After missing these stones on my last visit to the church (it was raining!) It was time for a re-visit. As you walk up the path to the church the stones are hiden in the hedge to your right. They are in a line and do look like head stones except the two largest which a squarish blocks covered in ivy. Easy to miss unless you are specifically looking for them. There are many large stones embedded in the foundations of the church itself. Most easily seen around the back of the church. I like visiting old country churches. They are very peaceful and interesting places to visit - this is no exception.
I noticed the large sarsens under the church - I had forgotten they were here, but they're big enough to draw the eye.
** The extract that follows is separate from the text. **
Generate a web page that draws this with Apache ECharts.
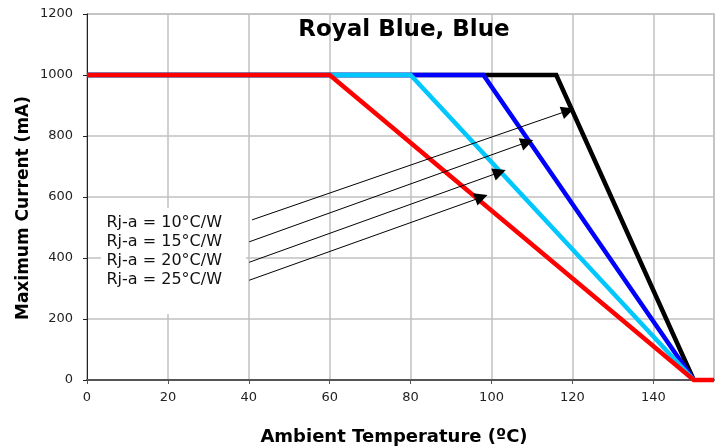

I had to feel they were useful foundations (the church is a real mismatch of materials and styles - interesting but locked). But at the end of the day, where did they come from? If they were from a circle, incorporating them was making a statement one way or the other. Maybe they weren't and were just lying around - it's not so far to the greywethers. But it's all very interesting.
I assumed from afar that the ones in the boundary (mentioned below) were gravestones and did not look at them properly.
The church at Ogbourne St Andrew has large sarsens in the boundary hedge, one large one and a row of smaller ones. These are reminicent of the Churchill Village stones. The Church itself is built on a foundation of large sarsen stones. I would like to think that there was once a stone circle here. The church is positioned on a raised circular platform. After reading Rhiannon's posts, I think this is possible.